PJM Grid Operators: We Can Handle 30 Percent Renewable Energy Integration, And Here’s How
Source: Renewable Energy World Experts believe that the PJM Interconnection system, which encompasses all or parts of Delaware, Illinois, Indiana, Kentucky, Maryland, Michigan, New Jersey, North Carolina, Ohio, Pennsylvania, Tennessee, Virginia, West Virginia and the District of Columbia, can handle up to 30 percent of its energy from wind and solar without “any significant reliability issues,”…
Source: Renewable Energy World
Experts believe that the PJM Interconnection system, which encompasses all or parts of Delaware, Illinois, Indiana, Kentucky, Maryland, Michigan, New Jersey, North Carolina, Ohio, Pennsylvania, Tennessee, Virginia, West Virginia and the District of Columbia, can handle up to 30 percent of its energy from wind and solar without “any significant reliability issues,” assuming transmission upgrades and additional regulation reserves — and at the same time reducing costs and reliance on its costlier conventional generation fleet.
Twelve PJM member states have renewable portfolio standards ranging from 18-25 percent, most with solar carve-outs.
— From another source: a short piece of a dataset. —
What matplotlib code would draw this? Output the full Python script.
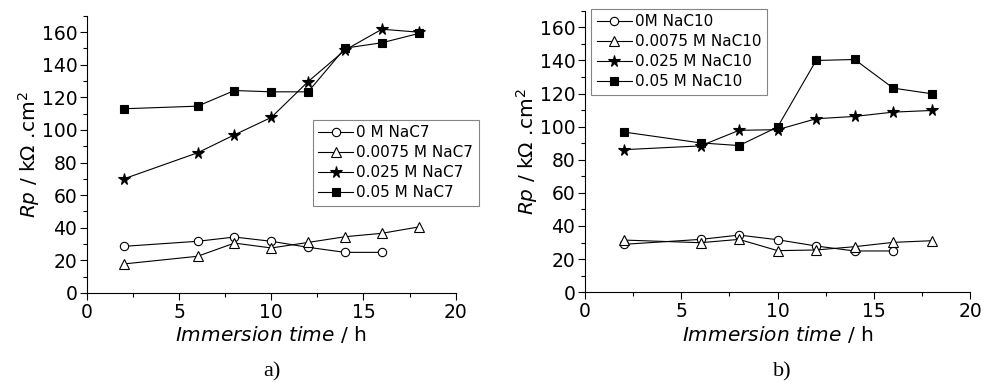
import matplotlib
matplotlib.use('Agg')
import matplotlib.pyplot as plt
from matplotlib.ticker import MultipleLocator

plt.rcParams['font.family'] = ['DejaVu Sans']
plt.rcParams['mathtext.fontset'] = 'dejavusans'

# time points (h)
t = [2, 6, 8, 10, 12, 14, 16, 18]

# a) NaC7
a_0 = [28.6, 31.7, 34.3, 31.7, 28.0, 24.9, 24.9]
a_0075 = [17.8, 22.5, 30.6, 27.6, 31.0, 34.5, 36.6, 40.5]
a_025 = [70.0, 86.0, 97.0, 107.7, 129.7, 149.0, 161.8, 160.0]
a_05 = [113.0, 114.6, 124.2, 123.4, 123.4, 150.2, 153.5, 159.2]
labels_a = ['0 M NaC7', '0.0075 M NaC7', '0.025 M NaC7', '0.05 M NaC7']

# b) NaC10
b_0 = [28.9, 31.9, 34.5, 31.7, 27.9, 24.9, 24.9]
b_0075 = [31.5, 29.9, 31.9, 25.1, 25.5, 27.5, 30.1, 31.1]
b_025 = [86.1, 88.4, 97.8, 98.2, 104.8, 106.2, 108.8, 109.8]
b_05 = [96.8, 90.2, 88.6, 99.8, 140.0, 140.6, 123.3, 119.9]
labels_b = ['0M NaC10', '0.0075 M NaC10', '0.025 M NaC10', '0.05 M NaC10']

fig = plt.figure(figsize=(9.84, 3.87), dpi=100)
ax1 = fig.add_axes([0.0884, 0.243, 0.3746, 0.716])
ax2 = fig.add_axes([0.5945, 0.245, 0.3915, 0.727])

styles = [dict(marker='o', mfc='white', ms=6),
          dict(marker='^', mfc='white', ms=7),
          dict(marker='*', mfc='black', ms=8.5),
          dict(marker='s', mfc='black', ms=6)]


def draw(ax, series, labels, legend_anchor):
    for ys, lab, st in zip(series, labels, styles):
        ax.plot(t[:len(ys)], ys, color='black', lw=0.8, mec='black', mew=0.8,
                label=lab, **st)
    ax.set_xlim(0, 20)
    ax.set_ylim(0, 170)
    ax.xaxis.set_major_locator(MultipleLocator(5))
    ax.xaxis.set_minor_locator(MultipleLocator(2.5))
    ax.yaxis.set_major_locator(MultipleLocator(20))
    ax.yaxis.set_minor_locator(MultipleLocator(10))
    ax.spines['top'].set_visible(False)
    ax.spines['right'].set_visible(False)
    ax.tick_params(which='major', direction='out', length=5, width=0.8,
                   labelsize=13.5, pad=2)
    ax.tick_params(which='minor', direction='out', length=3, width=0.8)
    ax.set_xlabel(r'$\mathit{Immersion\ time}$ / h', fontsize=14.5, labelpad=2)
    ax.set_ylabel(r'$\mathit{Rp}$ / k$\Omega$ .cm$^2$', fontsize=14.5, labelpad=0)
    leg = ax.legend(loc='upper left', bbox_to_anchor=legend_anchor,
                    bbox_transform=fig.transFigure, fontsize=11,
                    frameon=True, fancybox=False, edgecolor='#666666',
                    handlelength=2.3, handletextpad=0.2, labelspacing=0.33,
                    borderpad=0.35, borderaxespad=0)
    leg.get_frame().set_linewidth(0.8)


draw(ax1, [a_0, a_0075, a_025, a_05], labels_a, (0.318, 0.690))
draw(ax2, [b_0, b_0075, b_025, b_05], labels_b, (0.601, 0.977))

fig.text(0.276, 0.038, 'a)', family='Liberation Serif', fontsize=16, ha='center', va='center')
fig.text(0.795, 0.038, 'b)', family='Liberation Serif', fontsize=16, ha='center', va='center')

fig.savefig('out.png', dpi=100)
PJM projects its own wind and solar requirements will continue to steadily build from roughly 4 GW combined wind and solar in 2010 to 33 GW of wind and over 9 GW of solar by 2029. [Update: PJM’s latest Regional Transmission Expansion Plan suggests it’ll need to accommodate roughly 38 GW of renewables to meet all those states’ RPS targets by 2028.] To get their arms around this rapidly increasing amount of wind and solar energy in its infrastructure back in the spring of 2011 PJM stakeholders requested a study, led by GE Energy, to assess the operational, planning, and market impacts of adding large-scale integration of wind and solar power over the next 15 years. The study covered how it would take shape and be operated, what transmission upgrades would be required, capacity values, and general overall impact on PJM operations. Ten scenarios were explored, from simply maintaining 2011 levels of 2 percent renewable integration, to meeting a 14 percent RPS mandate by 2026, up to a maximum of 30 percent energy annually from solar and wind.
Preliminary results were disclosed last fall, and final results were presented last week. The bottom line: PJM says its system “would not have any significant reliability issues operating with up to 30 percent of its energy [from renewables]” (note: that’s energy, not capacity) though it will require significant additional transmission (nearly $14 billion) and regulation reserves (up to 1.5 GW).
- While suggesting that independent system operators (ISOs) and regional transmission organizations (RTOs) are better suited to handle integration, PJM acknowledges its big footprint would “greatly reduce” variability-related challenges, such as weather diversity and power forecasting/scheduling.
- Every scenario they explored would reduce PJM’s fuel costs and variable operation/maintenance costs, and lowered average locational marginal prices.
- Top-end 30 percent renewables integration would mean more cycling on PJM’s existing generation fleet and would lower coal and combined-cycle generation under all scenarios. Renewables’ lower capacity factors would result in lower revenues for conventional generation resources, but “these increased costs were small relative to the value of the fuel displacement.”
- They also looked at energy storage and demand response, finding that 1 GW of storage or demand response used in place of generator resources for spinning reserves (in the 30 percent renewables scenario) reduced total system production costs by more than $17 million annually, or $1.99/MWh ($17.41/kW-year).
The study takes into account the technology likely incorporated into future wind farms, e.g. larger, taller, and more powerful turbines, that will have higher capacity factors and effective load carrying capabilities than what PJM already uses. It also touches on some impact to (ISOs) and RTOs such as larger balancing areas, shorter scheduling intervals, and centralized wind power forecasting. However, the study pointedly does not analyze the economics of it all or compare the capital investments required. Nor does it get into transmission costs, e.g. generator interconnections and upgrades to mitigate voltage problems, and it didn’t run simulations to evaluate frequency and voltage control issues. To the energy storage angle, the study didn’t assess the economics of the regulation market, suggesting market price of regulation and capital costs will ultimately decide viability.
As a follow-up, the study suggests further examination of reserve requirements and improving resource flexibility, including adding active power controls to wind and solar plants. Recommendations will be explored in more detail at future stakeholder meetings, likely for the PJM’s Intermittent Resources Task Force, which meets roughly every two months (the next meeting is March 17).